Ils ont bien du travail devant eux, comme beaucoup d’entre nous. Un sondage réalisé au printemps par Léger, pour le compte de Maple Lodge Farms, a révélé que moins de 46 % des Canadiens se considèrent comme des alliés des communautés musulmanes. Un autre sondage récent réalisé par Angus Reid a montré que l’islam est la religion la plus mal perçue au pays.
Il n’est donc pas étonnant que des inquiétudes persistent. Les musulmans de London évoquent des craintes latentes lorsqu’ils se promènent dans leurs quartiers ; les enfants s’inquiètent du voile que portent leur mère ou leur soeur. Les responsables des mosquées continuent d’être aux prises avec des questions de sécurité, notamment celle qui a trait à leurs fonds limités quand il s’agit d’embaucher des agents de sécurité lors des événements communautaires.
Les préoccupations exprimées par ceux-ci ne sont ni nouvelles ni inhabituelles. Dans les trois principales provinces où résident des musulmans — l’Ontario, le Québec et l’Alberta —, des inquiétudes semblables ont été exprimées, mais avec des nuances qui reflètent les différences de géographie, d’histoire et de représentation.
Par exemple, à Edmonton, le groupe Sisters Dialogue a expliqué que de nombreuses femmes musulmanes noires craignent de sortir seules et se déplacent encore souvent en groupe après une série d’attaques sur une période de huit mois, en 2020 et 2021, et qui ont semé la panique dans ces communautés.
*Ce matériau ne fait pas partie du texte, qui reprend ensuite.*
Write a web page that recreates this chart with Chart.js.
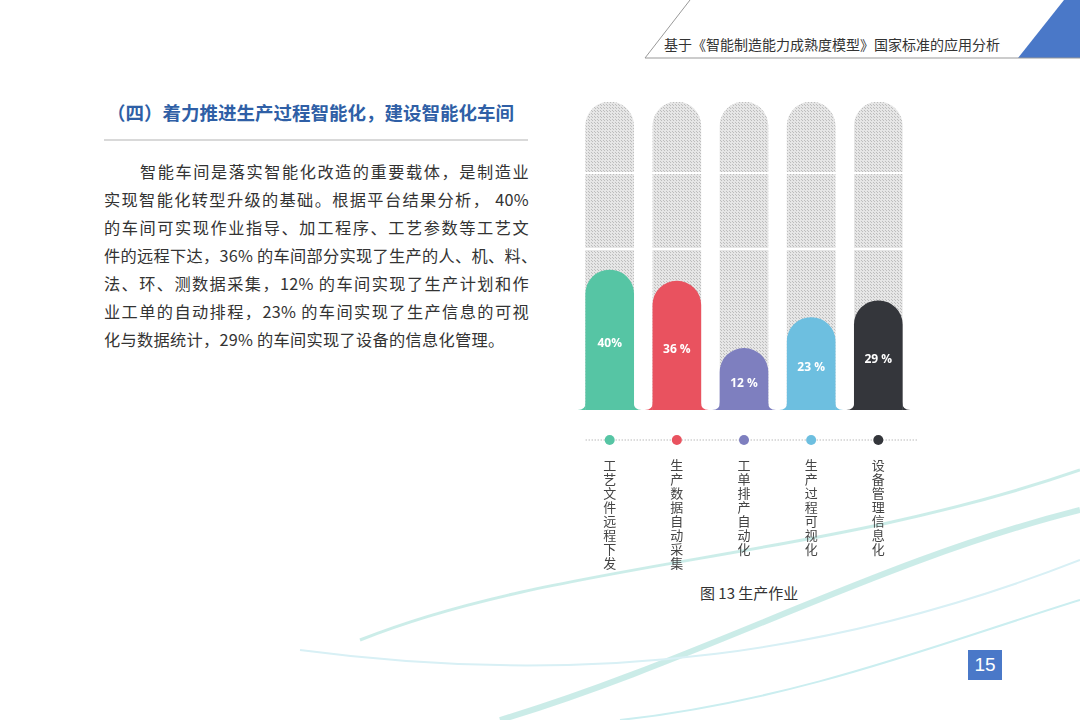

Même si les services de police de la ville et d’ailleurs continuent de leur promettre leur soutien, on constate régulièrement un manque de confiance envers les forces de l’ordre quand vient le temps de prendre des mesures significatives afin de tenir les auteurs de violence responsables de leurs actes.
Certains musulmans de Calgary ont toutefois reconnu que l’ajout de plusieurs groupes d’extrême droite à la liste des entités terroristes du Canada avait entraîné une diminution des menaces. Les leaders communautaires continuent de contribuer à favoriser les partenariats afin d’assurer leur sécurité et celle des autres minorités ciblées, ainsi que pour promouvoir l’éducation.
À London, ils travaillent notamment avec la municipalité pour mettre en oeuvre une stratégie de lutte contre l’islamophobie et embaucher un conseiller de liaison avec la communauté musulmane. Des travaux sont également en cours pour renforcer le règlement sur le harcèlement dans la rue, de manière à ce qu’il intègre les identités protégées en tant que motif supplémentaire pour imposer une amende à une personne accusée de harcèlement.
Ces inquiétudes entourant la sécurité, la discrimination et l’inclusion soulignent la fragilité de notre démocratie et de notre sentiment d’appartenance, en particulier à une époque de polarisation croissante et d’effets pernicieux de la haine en ligne et des récits qui sèment la division.
Comme l’a récemment expliqué Yascha Mounk, politologue et auteur, dans le balado intitulé On the Frontlines of Democracy, pour qu’une société libérale reste prospère et dynamique, les gens doivent être libres d’établir des relations de confiance, voire d’amitié, entre eux tout en pouvant assumer fièrement des identités différentes. Cela peut se produire seulement si nous nous efforçons collectivement de lutter contre l’islamophobie et d’autres formes de racisme.
Nous saurons que ce jour est arrivé lorsque nos jeunes n’organiseront plus de veillées à la mémoire de leurs amis et des membres de leurs familles dont la vie a été écourtée par la haine.